Python Regex Taxonomy, Types, and Developer Tools
Python Regex Landscapes and Tools
There is a massive variety of libraries aimed at making regular expressions more readable. A recent research project has categorized them into distinct styles, helping developers choose the right tool based on their specific needs:
• Fluent Style Generators: These use method chaining (e.g., verbal expressions), similar to ORMs, to build up complex patterns.
• Operator Overloading: Libraries like Humre allow developers to use Python operators (like + or |) to construct expressions intuitively.
• Format String Parsing: Tools leveraging this approach (e.g., parse) function as a "reverse F-string," allowing developers to extract data structured as a specific string format without the headache of native regular expressions.
"I think it's pretty neat. It does mean the data has to be more structured. But if it's highly unstructured, go crazy with regular expressions. If you just need more than... find or index, this is pretty cool."

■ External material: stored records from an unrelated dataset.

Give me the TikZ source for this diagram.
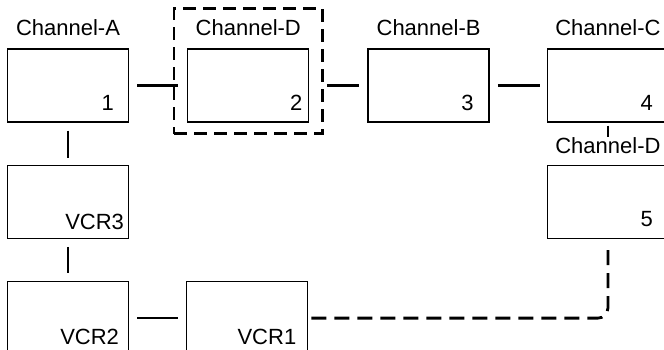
\documentclass[tikz,border=0pt]{standalone}
\usepackage{fontspec}
\setmainfont{Liberation Sans}
\usetikzlibrary{positioning,fit}
\tikzset{
  unit/.style={draw,line width=1.3pt,minimum width=121pt,minimum height=73pt,inner sep=0pt},
  chan/.style={inner sep=0pt,font=\fontsize{22}{26}\selectfont},
  num/.style={inner sep=0pt,font=\fontsize{22}{26}\selectfont},
  group/.style={draw,line width=2.6pt,dash pattern=on 13pt off 7pt,inner xsep=13pt,inner ysep=11pt},
  link/.style={line width=2.6pt,shorten <=8pt,shorten >=8pt},
  dashlink/.style={line width=2.8pt,dash pattern=on 15pt off 8pt,rounded corners=10pt}
}

\begin{document}
\begin{tikzpicture}[node distance=42pt and 58pt]
  \useasboundingbox (0,0) rectangle (664pt,-349pt);
  \clip (0,0) rectangle (664pt,-349pt);
  % units
  \node[unit] (b1) at (68pt,-85.5pt) {};
  \node[unit,right=of b1] (b2) {};
  \node[unit,right=of b2] (b3) {};
  \node[unit,right=57pt of b3] (b4) {};
  \node[unit,below=of b4] (b5) {};
  \node[unit,below=of b1] (v3) {};
  \node[unit,below=of v3] (v2) {};
  \node[unit,right=57pt of v2] (v1) {};
  % channel names
  \node[chan,above=12pt of b1] (lA) {Channel-A};
  \node[chan,above=12pt of b2] (lD) {Channel-D};
  \node[chan,above=12pt of b3] (lB) {Channel-B};
  \node[chan,above=12pt of b4] (lC) {Channel-C};
  \node[chan,below=15pt of b4] (lD5) {Channel-D};
  \node[group,fit=(b2) (lD)] (grp) {};
  % unit numbers
  \node[num,above left=12pt and 15pt of b1.south east] {1};
  \node[num,above left=12pt and 7pt of b2.south east] {2};
  \node[num,above left=12pt and 16pt of b3.south east] {3};
  \node[num,above left=12pt and 16pt of b4.south east] {4};
  \node[num,above left=12pt and 16pt of b5.south east] {5};
  \node[num,above left=9pt and 5pt of v3.south east] {VCR3};
  \node[num,above left=10pt and 10pt of v2.south east] {VCR2};
  \node[num,above left=10pt and 12pt of v1.south east] {VCR1};
  % links
  \draw[link,shorten >=9pt] (b1.east) -- (b2.west);
  \draw[link,shorten <=3pt] (grp.east |- b2) -- (b3.west);
  \draw[link,shorten >=7pt] (b3.east) -- (b4.west);
  \draw[link,line width=2pt,shorten <=3pt,shorten >=1pt] (b4.south) -- (lD5.north);
  \draw[link,shorten >=7pt] (b1.south) -- (v3.north);
  \draw[link] (v3.south) -- (v2.north);
  \draw[link] (v2.east) -- (v1.west);
  \draw[dashlink,shorten <=3pt,shorten >=5pt] (v1.east) -| (b5.south);
\end{tikzpicture}
\end{document}
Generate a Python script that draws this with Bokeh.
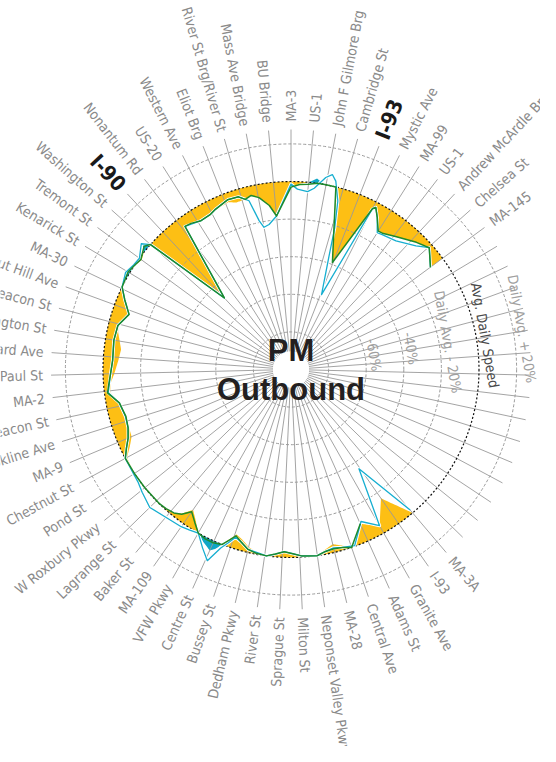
import math
from bokeh.plotting import figure
from bokeh.models import ColumnDataSource, Range1d
from bokeh.core.properties import value
from bokeh.embed import file_html
from bokeh.resources import INLINE

# ---------------- data ----------------
N_SPOKES = 67
label_spokes = list(range(0, 11)) + list(range(26, 67))
label_names = ["MA-3", "US-1", "John F Gilmore Brg", "Cambridge St", "I-93", "Mystic Ave",
               "MA-99", "US-1", "Andrew McArdle Brg", "Chelsea St", "MA-145",
               "MA-3A", "I-93", "Granite Ave", "Adams St", "Central Ave", "MA-28",
               "Neponset Valley Pkwy", "Milton St", "Sprague St", "River St", "Dedham Pkwy",
               "Bussey St", "Centre St", "VFW Pkwy", "MA-109", "Baker St", "Lagrange St",
               "W Roxbury Pkwy", "Pond St", "Chestnut St", "MA-9", "Brookline Ave", "Beacon St",
               "MA-2", "St Paul St", "Harvard Ave", "Washington St", "Beacon St",
               "Chestnut Hill Ave", "MA-30", "Kenarick St", "Tremont St", "Washington St",
               "I-90", "Nonantum Rd", "US-20", "Western Ave", "Eliot Brg",
               "River St Brg/River St", "Mass Ave Bridge", "BU Bridge"]
highway_spokes = [4, 59]

ring_pct = [-80, -60, -40, -20, 0, 20]
ring_text = ["", "-60%", "-40%", "Daily Avg. - 20%", "Avg. Daily Speed", "Daily Avg. + 20%"]

# speed deviation from daily average (%), by position along the route (spoke units)
fill_pos = [26, 27, 28, 29, 30, 30.5, 31, 31.5, 32, 32.5, 32.9, 33.4, 33.9, 34.4, 34.9, 35.5,
            36, 36.5, 36.9, 37.2, 37.5, 37.75, 38, 38.5, 39, 39.5, 40, 40.4, 40.8, 41.3, 41.8,
            42.5, 43, 44, 45, 45.5, 46, 46.6, 47.3, 48.2, 48.9, 49.5, 50, 50.8, 51.5, 52.5, 53,
            53.75, 54.5, 55.1, 55.5, 56, 56.5, 57, 57.4, 57.7, 58, 59, 60.2, 60.6, 61.2, 61.9,
            62.3, 63.2, 63.6, 64.2, 64.6, 65.04, 65.6, 66, 0, 0.5, 1.0, 1.45, 1.9, 2.57, 3.94,
            5.0, 5.14, 5.5, 6.0, 6.3, 7.1, 8.3, 9.05, 10]
fill_pct = [0, -16.4, -4.5, -10, 0, -2.5, -4.5, -2.5, 0, -0.5, -1, -2.5, -3.5, -1.5, 0, -1,
            -3, -6, -7.6, -4, 0, 3.5, 5.5, 3, 0, -5, -9, -4, -1.5, -0.5, 0,
            0, 0, 0, -1, -5, -8, -8.5, -9, -7.5, -3, -4, -6, -8, -9, -6, -5,
            -9, -4, 0, 1, 1.5, 0, -1.5, 0, 3, 0, -48, -5.3, -6, -7.5, -7,
            -6, -5, -6.5, -6.3, -5, -7, -12, -18, -3, -1, 0, 2.5, 0, 0, -39,
            -4, -3, -7, -13, -12.7, -10, -5, -2, -8]

green_pos = [29, 30, 30.5, 31, 31.5, 32, 32.5, 32.9, 33.4, 33.9, 34.4, 34.9, 35.5, 36, 36.5,
             36.9, 37.2, 37.5, 38, 38.5, 39, 39.5, 40, 40.4, 40.8, 41.3, 41.8, 43, 44, 45, 45.5,
             46, 46.6, 47.3, 48.2, 48.9, 49.5, 50, 50.8, 52, 52.9, 53.75, 54.5, 55.1, 56, 56.5,
             57, 57.7, 58, 59, 60.2, 60.6, 61.2, 61.9, 62.3, 63.2, 63.85, 64.2, 64.6, 65.04,
             65.6, 66, 0, 0.5, 1, 1.5, 2, 2.57, 3.94, 5.0, 5.14, 5.5, 6.0, 6.3, 7.1, 8.3, 9.05, 10]
green_pct = [-10, 0, -1.5, -2, -1.5, 0, -0.3, -0.7, -2, -3, -1.5, 0, -0.5, -1.6, -4.5,
             -6.8, -3.5, 0, 1, 1, 0, -4, -7.7, -3.5, -1.5, -0.5, 0, 0, 0, 0, -3,
             -6, -8, -8.7, -7, -1.6, -3, -4, -5, -4.5, -5, -9, -4, 0, 1, 0,
             -1, 2, 0, -48, -5.3, -5.8, -7.5, -7, -5.8, -3.6, -4, -6.3, -5, -7,
             -12, -18, -3, -1.5, -1, 0, 0, 0, -39, -4, -2.7, -7, -13, -12.7, -10, -5, -2, -8]

cyan_pos = [26, 27.1, 28, 28.9, 29.8, 30.5, 31, 31.5, 32, 32.9, 33.4, 33.9, 34.4, 34.9, 36,
            36.5, 36.9, 37.2, 37.5, 37.9, 38.4, 39, 39.5, 40, 41, 42, 42.9, 43.5, 44, 45, 45.5,
            46, 46.6, 47.3, 48.2, 48.9, 50, 50.8, 52, 52.9, 53.75, 54.5, 55.1, 55.9, 56.5, 57,
            57.7, 58, 59, 60.2, 61.2, 61.9, 62.3, 63.2, 63.85, 64.4, 64.75, 65, 65.4, 66,
            0, 0.38, 0.99, 1.36, 1.91, 2.23, 2.49, 2.89, 3.19, 3.42, 4.13, 5.0, 5.14, 5.5,
            6.0, 6.3, 7.3, 8.43, 9.05, 10]
cyan_pct = [-2, -36, -4.5, -11, -0.4, -1.5, -2.5, -1.5, 0, -0.7, -2, -3, -1.5, 0, -1.6,
            -4.5, -6, -2, 2, 11, 6, 0, 1, 2, 3, 5, 2.6, 1, 0.5, 0, -3,
            -6, -8, -8.5, -7, -2, -4, -5, -4.5, -5, -9, -4, 0, 2, 0.5, 0,
            4, 0, -48, -5.3, -7.5, -7, -5.8, -3.6, -4, -7.5, -19, -23, -22, -18,
            -1.4, -4, -5, -2.8, 3.8, 6, 3, -7, -21, -35, -57, -4.4, -2.7, -7,
            -14, -13.5, -11.7, -6.5, -2, -8]

# ---------------- geometry helpers ----------------
R0 = 188.0          # radius of the daily-average circle (px)
R_IN = 18.0         # inner blank disk
R_SPOKE = 240.0     # spoke end
R_LABEL = 248.0     # label anchor

ORANGE = "#FDBF14"
CYAN = "#16AED0"
CYAN_FILL = "#10A6C6"
GREEN = "#1E8A2C"
GRAY_TXT = "#8A8A8A"


def rad(pct):
    return R0 * (1.0 + pct / 100.0)


def ang(pos):
    return 2.0 * math.pi * pos / N_SPOKES


def xy(pos, r):
    a = ang(pos)
    return r * math.sin(a), r * math.cos(a)


def unwrap(pos_list):
    return [p if p >= 20 else p + N_SPOKES for p in pos_list]


def path_points(pos_list, pct_list, sub=16):
    pts = [xy(p, rad(v)) for p, v in zip(pos_list, pct_list)]
    out = [pts[0]]
    for (x0, y0), (x1, y1) in zip(pts[:-1], pts[1:]):
        for i in range(1, sub + 1):
            t = i / sub
            out.append((x0 + (x1 - x0) * t, y0 + (y1 - y0) * t))
    return out


def band(pos_list, pct_list, inside=True):
    pts = path_points(pos_list, pct_list)
    xs, ys = [], []
    for x, y in pts:
        r = math.hypot(x, y)
        if (inside and r > R0) or ((not inside) and r < R0):
            x, y = x * R0 / r, y * R0 / r
        xs.append(x)
        ys.append(y)
    u = unwrap(pos_list)
    start, end = u[0], u[-1]
    n = int((end - start) / 0.05) + 1
    for i in range(n + 1):
        p = end - (end - start) * i / n
        x, y = xy(p, R0)
        xs.append(x)
        ys.append(y)
    return xs, ys


# ---------------- figure ----------------
W, H = 540, 746
CX, CY = 290.5, 369.0
p = figure(width=W, height=H, x_range=Range1d(-CX, W - CX), y_range=Range1d(CY - H, CY),
           output_backend="svg", toolbar_location=None, min_border=0,
           x_axis_type=None, y_axis_type=None)
p.grid.visible = False
p.outline_line_color = None
p.background_fill_color = "white"

# fills
ox, oy = band(fill_pos, fill_pct, inside=True)
p.patch(ox, oy, fill_color=ORANGE, line_color=None)
cx_, cy_ = band(fill_pos, fill_pct, inside=False)
p.patch(cx_, cy_, fill_color=CYAN_FILL, line_color=None)

# spokes
sx0, sy0, sx1, sy1 = [], [], [], []
for k in range(N_SPOKES):
    a0 = xy(k, R_IN)
    a1 = xy(k, R_SPOKE)
    sx0.append(a0[0]); sy0.append(a0[1]); sx1.append(a1[0]); sy1.append(a1[1])
p.segment(sx0, sy0, sx1, sy1, line_color="#9A9A9A", line_width=0.9)

# rings
for pc in ring_pct:
    if pc == 0:
        continue
    p.circle(x=0, y=0, radius=rad(pc), fill_color=None, line_color="#9A9A9A",
             line_width=1, line_dash="3 2")
p.circle(x=0, y=0, radius=R0, fill_color=None, line_color="#111111",
         line_width=1.2, line_dash="2 2")
p.circle(x=0, y=0, radius=R_IN, fill_color="white", line_color=None)

# lines
cpts = path_points(cyan_pos, cyan_pct, sub=1)
p.line([q[0] for q in cpts], [q[1] for q in cpts], line_color="white", line_width=3.2,
       line_join="round")
p.line([q[0] for q in cpts], [q[1] for q in cpts], line_color=CYAN, line_width=1.3,
       line_join="round")
gpts = path_points(green_pos, green_pct, sub=1)
p.line([q[0] for q in gpts], [q[1] for q in gpts], line_color=GREEN, line_width=1.5,
       line_join="round")

# spoke labels
FONT = value("DejaVu Sans Condensed")
rt = dict(x=[], y=[], t=[], a=[])
lt = dict(x=[], y=[], t=[], a=[])
hw_r = dict(x=[], y=[], t=[], a=[])
hw_l = dict(x=[], y=[], t=[], a=[])
for k, name in zip(label_spokes, label_names):
    th = ang(k)
    x, y = xy(k, R_LABEL)
    right = math.degrees(th) <= 180
    a = (math.pi / 2 - th) if right else (1.5 * math.pi - th)
    if k in highway_spokes:
        d = hw_r if right else hw_l
    else:
        d = rt if right else lt
    d["x"].append(x); d["y"].append(y); d["t"].append(name); d["a"].append(a)

p.text(x="x", y="y", text="t", angle="a", source=ColumnDataSource(rt), text_font=FONT,
       text_font_size="14px", text_color=GRAY_TXT, text_align="left", text_baseline="middle")
p.text(x="x", y="y", text="t", angle="a", source=ColumnDataSource(lt), text_font=FONT,
       text_font_size="14px", text_color=GRAY_TXT, text_align="right", text_baseline="middle")
p.text(x="x", y="y", text="t", angle="a", source=ColumnDataSource(hw_r), text_font=FONT,
       text_font_size="21px", text_font_style="bold", text_color="#1A1A1A",
       text_align="left", text_baseline="middle")
p.text(x="x", y="y", text="t", angle="a", source=ColumnDataSource(hw_l), text_font=FONT,
       text_font_size="21px", text_font_style="bold", text_color="#1A1A1A",
       text_align="right", text_baseline="middle")

# ring labels
RING_LABEL_DEG = 80.0
rl = dict(x=[], y=[], t=[], a=[], c=[])
for pc, txt in zip(ring_pct, ring_text):
    if not txt:
        continue
    r = rad(pc) + 9.0
    th = math.radians(RING_LABEL_DEG)
    rl["x"].append(r * math.sin(th)); rl["y"].append(r * math.cos(th))
    rl["t"].append(txt); rl["a"].append(-th)
    rl["c"].append("#4A4A4A" if pc == 0 else "#A0A0A0")
p.text(x="x", y="y", text="t", angle="a", text_color="c", source=ColumnDataSource(rl),
       text_font=FONT, text_font_size="14px", text_align="center", text_baseline="middle")

# centre title
p.text(x=[0, 0], y=[19.5, -19.5], text=["PM", "Outbound"], text_font=value("Liberation Sans"),
       text_font_size="31px", text_font_style="bold", text_color="#231F20",
       text_align="center", text_baseline="middle")

open("out.html", "w").write(file_html(p, INLINE))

Deep Dive: Python Types and Optionality
Handling optional types in Python has been a point of confusion for many. While some developers prefer the implicit style (setting default values to None), MyPy is moving toward deprecating these patterns in favor of explicit definitions.
Key Takeaways for Typing:
• Use Union or Optional: Explicitly typing with Union[type, None] or Optional[type] is the recommended best practice.
• Sentinels: When dealing with numbers, consider using NaN or a dedicated constant variable to avoid null-collision issues.
• FastAPI Docs: The FastAPI documentation contains one of the most comprehensive guides on handling optional data in type hints.
Tooling and Productivity for Developers
• Cython Lint: A new linter designed specifically for Cython code, which can be integrated into pre-commit hooks.
• Difftastic: A powerful structural diff tool that understands language syntax rather than relying purely on line-by-line differences, preventing noise caused by simple reformatting (e.g., running Black).
• NextDNS & Security: A network-based solution that blocks trackers and malware at the DNS level, protecting all devices on a network without the need for individual browser plugins.
• Oh My Git: An interactive, gamified way to learn and practice complex Git commands such as rebasing and merging.